» **Task statement**: Leave out the pictures, then reproduce the rest of the material exactly.

» **Dataset excerpt**:

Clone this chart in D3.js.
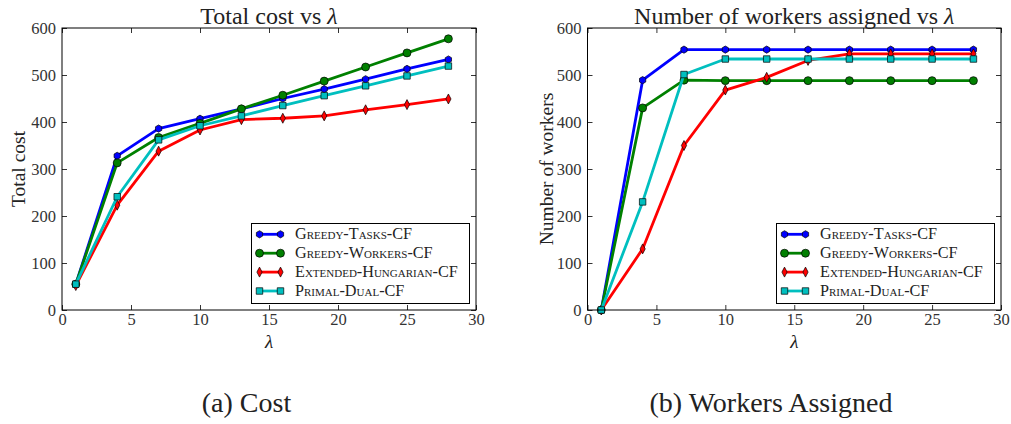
<!DOCTYPE html>
<html><head><meta charset="utf-8">
<script src="https://cdn.jsdelivr.net/npm/d3@7"></script>
<style>
body{margin:0;background:#fff;}
</style></head>
<body>
<svg id="c" width="1011" height="424"></svg>
<script>
const lambdas = [1,4,7,10,13,16,19,22,25,28];
const seriesNames = ["Greedy-Tasks-CF","Greedy-Workers-CF","Extended-Hungarian-CF","Primal-Dual-CF"];
const costGreedyTasks = [55,328,386,407,428,450,470,491,513,533];
const costGreedyWorkers = [55,313,367,397,428,457,487,517,547,577];
const costExtHungarian = [52,223,338,383,405,408,413,426,437,449];
const costPrimalDual = [55,241,362,392,413,435,456,477,498,519];
const wrkGreedyTasks = [0,489,554,554,554,554,554,554,554,554];
const wrkGreedyWorkers = [0,430,489,488,488,488,488,488,488,488];
const wrkExtHungarian = [0,130,350,468,495,531,545,545,545,545];
const wrkPrimalDual = [0,230,501,534,534,534,534,534,534,534];
const xTicks = [0,5,10,15,20,25,30];
const yTicks = [0,100,200,300,400,500,600];

const colors = ["#0000ff","#008000","#ff0000","#00bfbf"];
const markers = ["hex","circle","thindiamond","square"];
const FONT = '"Liberation Serif"';

const svg = d3.select("#c");

function markerPath(type){
  if(type==="circle") return d3.symbol(d3.symbolCircle, 50)();
  if(type==="square") return d3.symbol(d3.symbolSquare, 42)();
  if(type==="hex"){
    const r=3.6; let p="";
    for(let i=0;i<6;i++){const a=Math.PI/3*i+Math.PI/6; p+=(i?"L":"M")+(r*Math.cos(a)).toFixed(2)+","+(r*Math.sin(a)).toFixed(2);}
    return p+"Z";
  }
  if(type==="thindiamond") return "M0,-5L2.6,0L0,5L-2.6,0Z";
}

function panel(opt){
  const g = svg.append("g");
  const x = d3.scaleLinear().domain([0,30]).range([opt.left,opt.right]);
  const y = d3.scaleLinear().domain([0,600]).range([opt.bottom,opt.top]);
  const W = opt.right-opt.left, H = opt.bottom-opt.top;
  g.append("g").attr("transform",`translate(0,${opt.bottom})`)
    .call(d3.axisBottom(x).tickValues(xTicks).tickSize(-5).tickPadding(3).tickFormat(d3.format("d")))
    .call(a=>a.select(".domain").remove());
  g.append("g").attr("transform",`translate(0,${opt.top})`)
    .call(d3.axisTop(x).tickValues(xTicks).tickSize(-5).tickFormat(""))
    .call(a=>a.select(".domain").remove());
  g.append("g").attr("transform",`translate(${opt.left},0)`)
    .call(d3.axisLeft(y).tickValues(yTicks).tickSize(-5).tickPadding(6).tickFormat(d3.format("d")))
    .call(a=>a.select(".domain").remove());
  g.append("g").attr("transform",`translate(${opt.right},0)`)
    .call(d3.axisRight(y).tickValues(yTicks).tickSize(-5).tickFormat(""))
    .call(a=>a.select(".domain").remove());
  g.selectAll(".tick text").attr("font-size",16.5).attr("fill","#333").style("font-family",FONT);
  g.selectAll(".tick line").attr("stroke","#000").attr("stroke-width",0.8);

  const line = d3.line().x((d,i)=>x(lambdas[i])).y(d=>y(d));
  opt.data.forEach((s,k)=>{
    g.append("path").attr("d",line(s)).attr("fill","none").attr("stroke",colors[k]).attr("stroke-width",2.8).attr("stroke-linejoin","round");
    g.selectAll(null).data(s).enter().append("path")
      .attr("d",markerPath(markers[k]))
      .attr("transform",(d,i)=>`translate(${x(lambdas[i])},${y(d)})`)
      .attr("fill",colors[k]).attr("stroke","#000").attr("stroke-width",0.7);
  });
  g.append("rect").attr("x",opt.left).attr("y",opt.top).attr("width",W).attr("height",H)
    .attr("fill","none").attr("stroke","#000").attr("stroke-width",1);

  const t = g.append("text").attr("x",(opt.left+opt.right)/2).attr("y",24)
    .attr("text-anchor","middle").attr("font-size",24).attr("fill","#222").style("font-family",FONT);
  t.append("tspan").text(opt.title+" ");
  t.append("tspan").attr("font-style","italic").text("λ");
  g.append("text").attr("x",(opt.left+opt.right)/2).attr("y",348).style("font-family",FONT)
    .attr("text-anchor","middle").attr("font-size",19).attr("font-style","italic").attr("fill","#222").text("λ");
  g.append("text").attr("transform",`translate(${opt.ylabX},${(opt.top+opt.bottom)/2}) rotate(-90)`).style("font-family",FONT)
    .attr("text-anchor","middle").attr("font-size",19.5).attr("fill","#222").text(opt.ylabel);

  const lx = opt.legX, ly = 223.5, lw = 218, lh = 80;
  const lg = g.append("g");
  lg.append("rect").attr("x",lx).attr("y",ly).attr("width",lw).attr("height",lh)
    .attr("fill","#fff").attr("stroke","#000").attr("stroke-width",1);
  seriesNames.forEach((n,k)=>{
    const yy = ly+10.8+k*18.9;
    lg.append("line").attr("x1",lx+8).attr("x2",lx+29).attr("y1",yy).attr("y2",yy)
      .attr("stroke",colors[k]).attr("stroke-width",2.8);
    [lx+8,lx+29].forEach(mx=>lg.append("path").attr("d",markerPath(markers[k]))
      .attr("transform",`translate(${mx},${yy})`).attr("fill",colors[k]).attr("stroke","#000").attr("stroke-width",0.7));
    lg.append("text").attr("x",lx+43.5).attr("y",yy+5).attr("font-size",16.2).style("font-family",FONT)
      .style("font-variant","small-caps").attr("fill","#222").text(n);
  });
  svg.append("text").attr("x",opt.capX).attr("y",412).attr("text-anchor","middle").style("font-family",FONT)
    .attr("font-size",28).attr("fill","#222").text(opt.caption);
}

panel({left:62,right:476,top:28,bottom:310,title:"Total cost vs",ylabel:"Total cost",ylabX:25,legX:251.5,
  data:[costGreedyTasks,costGreedyWorkers,costExtHungarian,costPrimalDual],caption:"(a) Cost",capX:246.5});
panel({left:587.5,right:1001,top:28,bottom:310,title:"Number of workers assigned vs",ylabel:"Number of workers",ylabX:553,legX:776.5,
  data:[wrkGreedyTasks,wrkGreedyWorkers,wrkExtHungarian,wrkPrimalDual],caption:"(b) Workers Assigned",capX:771});
</script>
</body></html>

» **Exercise result**:
Clone this chart in D3.js.
<!DOCTYPE html>
<html><head><meta charset="utf-8">
<script src="https://cdn.jsdelivr.net/npm/d3@7"></script>
<style>
body{margin:0;background:#fff;}
</style></head>
<body>
<svg id="c" width="1011" height="424"></svg>
<script>
const lambdas = [1,4,7,10,13,16,19,22,25,28];
const seriesNames = ["Greedy-Tasks-CF","Greedy-Workers-CF","Extended-Hungarian-CF","Primal-Dual-CF"];
const costGreedyTasks = [55,328,386,407,428,450,470,491,513,533];
const costGreedyWorkers = [55,313,367,397,428,457,487,517,547,577];
const costExtHungarian = [52,223,338,383,405,408,413,426,437,449];
const costPrimalDual = [55,241,362,392,413,435,456,477,498,519];
const wrkGreedyTasks = [0,489,554,554,554,554,554,554,554,554];
const wrkGreedyWorkers = [0,430,489,488,488,488,488,488,488,488];
const wrkExtHungarian = [0,130,350,468,495,531,545,545,545,545];
const wrkPrimalDual = [0,230,501,534,534,534,534,534,534,534];
const xTicks = [0,5,10,15,20,25,30];
const yTicks = [0,100,200,300,400,500,600];

const colors = ["#0000ff","#008000","#ff0000","#00bfbf"];
const markers = ["hex","circle","thindiamond","square"];
const FONT = '"Liberation Serif"';

const svg = d3.select("#c");

function markerPath(type){
  if(type==="circle") return d3.symbol(d3.symbolCircle, 50)();
  if(type==="square") return d3.symbol(d3.symbolSquare, 42)();
  if(type==="hex"){
    const r=3.6; let p="";
    for(let i=0;i<6;i++){const a=Math.PI/3*i+Math.PI/6; p+=(i?"L":"M")+(r*Math.cos(a)).toFixed(2)+","+(r*Math.sin(a)).toFixed(2);}
    return p+"Z";
  }
  if(type==="thindiamond") return "M0,-5L2.6,0L0,5L-2.6,0Z";
}

function panel(opt){
  const g = svg.append("g");
  const x = d3.scaleLinear().domain([0,30]).range([opt.left,opt.right]);
  const y = d3.scaleLinear().domain([0,600]).range([opt.bottom,opt.top]);
  const W = opt.right-opt.left, H = opt.bottom-opt.top;
  g.append("g").attr("transform",`translate(0,${opt.bottom})`)
    .call(d3.axisBottom(x).tickValues(xTicks).tickSize(-5).tickPadding(3).tickFormat(d3.format("d")))
    .call(a=>a.select(".domain").remove());
  g.append("g").attr("transform",`translate(0,${opt.top})`)
    .call(d3.axisTop(x).tickValues(xTicks).tickSize(-5).tickFormat(""))
    .call(a=>a.select(".domain").remove());
  g.append("g").attr("transform",`translate(${opt.left},0)`)
    .call(d3.axisLeft(y).tickValues(yTicks).tickSize(-5).tickPadding(6).tickFormat(d3.format("d")))
    .call(a=>a.select(".domain").remove());
  g.append("g").attr("transform",`translate(${opt.right},0)`)
    .call(d3.axisRight(y).tickValues(yTicks).tickSize(-5).tickFormat(""))
    .call(a=>a.select(".domain").remove());
  g.selectAll(".tick text").attr("font-size",16.5).attr("fill","#333").style("font-family",FONT);
  g.selectAll(".tick line").attr("stroke","#000").attr("stroke-width",0.8);

  const line = d3.line().x((d,i)=>x(lambdas[i])).y(d=>y(d));
  opt.data.forEach((s,k)=>{
    g.append("path").attr("d",line(s)).attr("fill","none").attr("stroke",colors[k]).attr("stroke-width",2.8).attr("stroke-linejoin","round");
    g.selectAll(null).data(s).enter().append("path")
      .attr("d",markerPath(markers[k]))
      .attr("transform",(d,i)=>`translate(${x(lambdas[i])},${y(d)})`)
      .attr("fill",colors[k]).attr("stroke","#000").attr("stroke-width",0.7);
  });
  g.append("rect").attr("x",opt.left).attr("y",opt.top).attr("width",W).attr("height",H)
    .attr("fill","none").attr("stroke","#000").attr("stroke-width",1);

  const t = g.append("text").attr("x",(opt.left+opt.right)/2).attr("y",24)
    .attr("text-anchor","middle").attr("font-size",24).attr("fill","#222").style("font-family",FONT);
  t.append("tspan").text(opt.title+" ");
  t.append("tspan").attr("font-style","italic").text("λ");
  g.append("text").attr("x",(opt.left+opt.right)/2).attr("y",348).style("font-family",FONT)
    .attr("text-anchor","middle").attr("font-size",19).attr("font-style","italic").attr("fill","#222").text("λ");
  g.append("text").attr("transform",`translate(${opt.ylabX},${(opt.top+opt.bottom)/2}) rotate(-90)`).style("font-family",FONT)
    .attr("text-anchor","middle").attr("font-size",19.5).attr("fill","#222").text(opt.ylabel);

  const lx = opt.legX, ly = 223.5, lw = 218, lh = 80;
  const lg = g.append("g");
  lg.append("rect").attr("x",lx).attr("y",ly).attr("width",lw).attr("height",lh)
    .attr("fill","#fff").attr("stroke","#000").attr("stroke-width",1);
  seriesNames.forEach((n,k)=>{
    const yy = ly+10.8+k*18.9;
    lg.append("line").attr("x1",lx+8).attr("x2",lx+29).attr("y1",yy).attr("y2",yy)
      .attr("stroke",colors[k]).attr("stroke-width",2.8);
    [lx+8,lx+29].forEach(mx=>lg.append("path").attr("d",markerPath(markers[k]))
      .attr("transform",`translate(${mx},${yy})`).attr("fill",colors[k]).attr("stroke","#000").attr("stroke-width",0.7));
    lg.append("text").attr("x",lx+43.5).attr("y",yy+5).attr("font-size",16.2).style("font-family",FONT)
      .style("font-variant","small-caps").attr("fill","#222").text(n);
  });
  svg.append("text").attr("x",opt.capX).attr("y",412).attr("text-anchor","middle").style("font-family",FONT)
    .attr("font-size",28).attr("fill","#222").text(opt.caption);
}

panel({left:62,right:476,top:28,bottom:310,title:"Total cost vs",ylabel:"Total cost",ylabX:25,legX:251.5,
  data:[costGreedyTasks,costGreedyWorkers,costExtHungarian,costPrimalDual],caption:"(a) Cost",capX:246.5});
panel({left:587.5,right:1001,top:28,bottom:310,title:"Number of workers assigned vs",ylabel:"Number of workers",ylabX:553,legX:776.5,
  data:[wrkGreedyTasks,wrkGreedyWorkers,wrkExtHungarian,wrkPrimalDual],caption:"(b) Workers Assigned",capX:771});
</script>
</body></html>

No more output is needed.